“Train up a child. . .”

A mother sat pouring her heart out to me a couple of years after her daughter’s suicide. A beautiful young girl had chosen to drop out of life before she even knew what it was all about. Dad and Mom were left to sort out the details and interpret the rambling note to the girl’s two year old son.

Imagine the sadness.

What made the pain worse was that this family had gone to church together and the girl had made a childhood profession of following Jesus. Mom quoted the well-known text, “Train up a child in the way he should go, and when he is old he will not turn from it.” What went wrong, they wondered. It’s God’s word.

So a family crisis had become a crisis of faith. It happens a lot when what God seems to say clashes with our reality. . .
“Ask anything in my name. . .”
“My God will supply all your need. . .”
“My grace is sufficient for you. . .”
“If you have faith the size of a mustard seed. . .”

All of these are sweeping statements about our life in God, but what if we don’t receive, our “needs” go unmet, grace seems to fall short, and my faith nets nothing? We must go back to the context to find what’s really being said, what is being promised, and what is not.

In the case above, there was no promise. I quietly asked the woman, “What book is that statement from?”
“Proverbs.”
“What book?”
“Proverbs.”
“And what is a proverb?”
“Well, it’s a saying about what usually happens.”
“Yes. It’s not a promise, but a general principle about how things go.”

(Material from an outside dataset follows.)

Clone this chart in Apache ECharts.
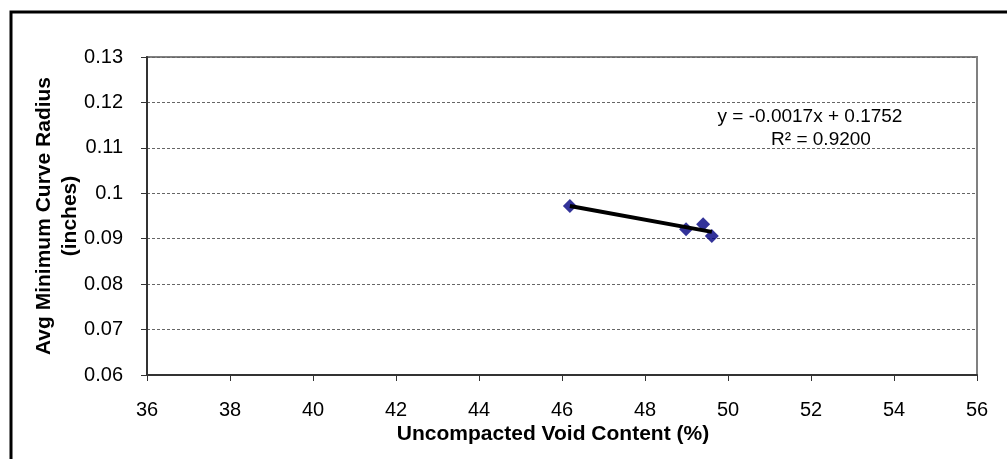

Her face softened a little. Lights were coming on. We talked about the nature of the Bible’s wisdom literature (Job, Psalms, Proverbs, Ecclesiates, etc.), which calls for each individual, including children of godly parents, to make choices God does not veto. While our parents nurture us, in the end we live with the consequences of our choices. (You’ll recall that the author/editor of Proverbs, a son of David, by the end of his life had himself become an idolater. 1 Kings 11:1-4)

She never lost her faith, even in the pain, because ultimately she knew that God was loving and faithful. He never deceives us, and when a Scripture seems to be “wrong,” it is our interpretation which needs adjusting, not God’s character. When that reality is our North Star, His Word will guide us through any storm. The one thing He can not do is be untrue to Himself. 2 Timothy 2:13

“God is not a man that he should lie,
or a son of man that he should change his mind.
Has he said, and will he not do it?
Or has he spoken, and will he not fulfill it?